Akhhh mirip penjahat racun merah saja dia. Bukanya pasrah malah melawan. Ia menjerit hebat, meronta dan berusaha meraih tanganku dengan cakarnya yang tajam. Tidak tahu yang ini jurus milik siapa, tanganku begitu lembut. Bobon terhipnotis oleh Tommy Rafael. Ia terpejam nikmat, saat jariku mengelus lehernya. Tidak berkutik, diam saja.
Ia terlena dengan belaian lembut tanganku. Tiba-tiba aku jual mahal dan menjauhinya. Apa yang terjadi??bobon mengejarku berusaha meraih kakiku. Berteriak lepas. Memintaku untuk mengelusnya. Terus saja aku berjalan.

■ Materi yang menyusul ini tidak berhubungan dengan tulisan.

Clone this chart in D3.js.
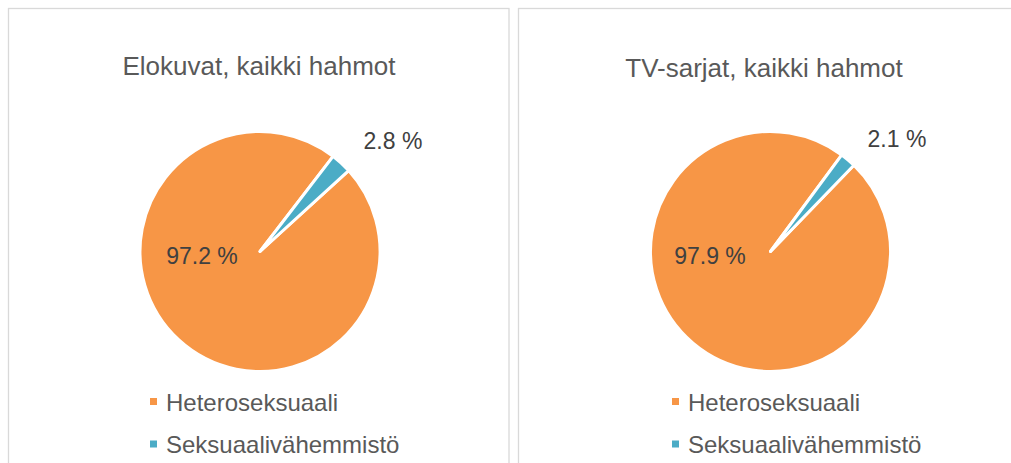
<!DOCTYPE html>
<html>
<head>
<meta charset="utf-8">
<script src="https://cdnjs.cloudflare.com/ajax/libs/d3/7.8.5/d3.min.js"></script>
<style>
  html, body { margin: 0; padding: 0; background: #fff; }
  svg { display: block; font-family: "Liberation Sans", Arial, sans-serif; }
</style>
</head>
<body>
<div id="chart"></div>
<script>
// Data
const categories = ["Heteroseksuaali", "Seksuaalivähemmistö"];
const chartTitles = ["Elokuvat, kaikki hahmot", "TV-sarjat, kaikki hahmot"];
const moviesValues = [97.2, 2.8];
const tvValues = [97.9, 2.1];
const colors = ["#F79646", "#4BACC6"];

const width = 1011, height = 463;
const svg = d3.select("#chart").append("svg")
  .attr("width", width)
  .attr("height", height);

// Layout for each panel (first slice angle in degrees, like Excel)
const panels = [
  { x: 8.5, title: chartTitles[0], values: moviesValues, cx: 260, titleX: 259, titleY: 75,
    rotation: 47.6, smallLabel: [393, 149], bigLabel: [202, 264], legendX: 150 },
  { x: 518.5, title: chartTitles[1], values: tvValues, cx: 770.5, titleX: 764, titleY: 77,
    rotation: 44, smallLabel: [897, 147], bigLabel: [710, 264], legendX: 672 }
];

const radius = 120;
const cy = 251.5;

panels.forEach(p => {
  const g = svg.append("g");

  // panel border (open at the bottom / right edge of the window)
  g.append("rect")
    .attr("x", p.x)
    .attr("y", 8.5)
    .attr("width", 500.5)
    .attr("height", 480)
    .attr("fill", "#fff")
    .attr("stroke", "#d9d9d9")
    .attr("stroke-width", 1.3);

  g.append("text")
    .attr("x", p.titleX)
    .attr("y", p.titleY)
    .attr("text-anchor", "middle")
    .attr("fill", "#595959")
    .style("font-size", "26px")
    .text(p.title);

  const rot = p.rotation * Math.PI / 180;
  const pie = d3.pie().sort(null)
    .startAngle(rot)
    .endAngle(rot + 2 * Math.PI);
  const arcs = pie(p.values);
  const arc = d3.arc().innerRadius(0).outerRadius(radius);

  g.append("g")
    .attr("transform", `translate(${p.cx},${cy})`)
    .selectAll("path")
    .data(arcs)
    .enter()
    .append("path")
    .attr("d", arc)
    .attr("fill", (d, i) => colors[i])
    .attr("stroke", "#fff")
    .attr("stroke-width", 3)
    .attr("stroke-linejoin", "round");

  // data labels
  const labelPos = [p.bigLabel, p.smallLabel];
  p.values.forEach((v, i) => {
    g.append("text")
      .attr("x", labelPos[i][0])
      .attr("y", labelPos[i][1])
      .attr("text-anchor", "middle")
      .attr("fill", "#404040")
      .style("font-size", "23px")
      .text(v.toFixed(1) + " %");
  });

  // legend
  categories.forEach((c, i) => {
    const ly = 410.5 + i * 42.5;
    g.append("rect")
      .attr("x", p.legendX)
      .attr("y", ly - 12.5)
      .attr("width", 7)
      .attr("height", 7)
      .attr("fill", colors[i]);
    g.append("text")
      .attr("x", p.legendX + 16)
      .attr("y", ly)
      .attr("fill", "#595959")
      .style("font-size", "24px")
      .text(c);
  });
});
</script>
</body>
</html>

Ketika sampai didepan kamar mandi ia berhenti dan mengurungkan niatnya untuk mengejarku. Segera kuraih badanya yang penuh dengan lemak, Ia menjerit menolak. Segera ku siram dengan air tanpa ampun. Sabun cair meresap dalam bulu-bulunya. Ie tetap menjerit hebat, kukunya kusikat rata sampai ujung kaki. Lehernya kujerat dengan erat. Ini adalah penyiksaan? Bukan ini sebuah program kesehatan untuknya. Tidak ada Dokter hewan di Kampungku. Tidak ada penyedia layanan memandikan kucing. Wajar saja ku lakukan itu. Walau harus bertolak dengan Emak. “Jangan mandikan kucing, nanti hujan lebat” itu katanya sambil mengiris bawang. Ahkkk…itu kuasa yang diatas, jika memang mau hujan ya hujan saja. Tidak perlu menyalahkan kucing dengan memandikanya. Ya mohon ampun saja dengan pendahulu-pendahuluku. Hanya tidak ingin kucing putih gembrot itu kotor dengan tanah. Meski hanya seekor kucing. Tetapi dia lebih dari pada itu bagiku. Walau pernah sodaranya melukai wajahku dengan cakarnya. Tidak sedikitpun aku mendendam pada mahluk ‘ngeog’ itu. I like u cat_________
Air mengubah Badanya yang gumpal menjadi sangat kurus. Bulunya yang kembang menyusut. Bahkan ia mengigil tak berdaya. Sehelai handuk membungkus badanya. Ku bawa ia keluar rumah. Ia melompat dari pelukanku. Memilih duduk diatas pasir sambil menjilati apa saja yang bisa ia raih dengan lidahnya. Sang perenjak bernanyi riang, mungkin menertawakan Bobon dengan segala kekalahanya. Karena mereka tahu bangsa kucing takut dengan air. Ada juga kambing yang juga takut dengan air. Tapi bagiku Bobon adalah juaranya, karena ia kucing yang mau mandi walau dengan paksaan.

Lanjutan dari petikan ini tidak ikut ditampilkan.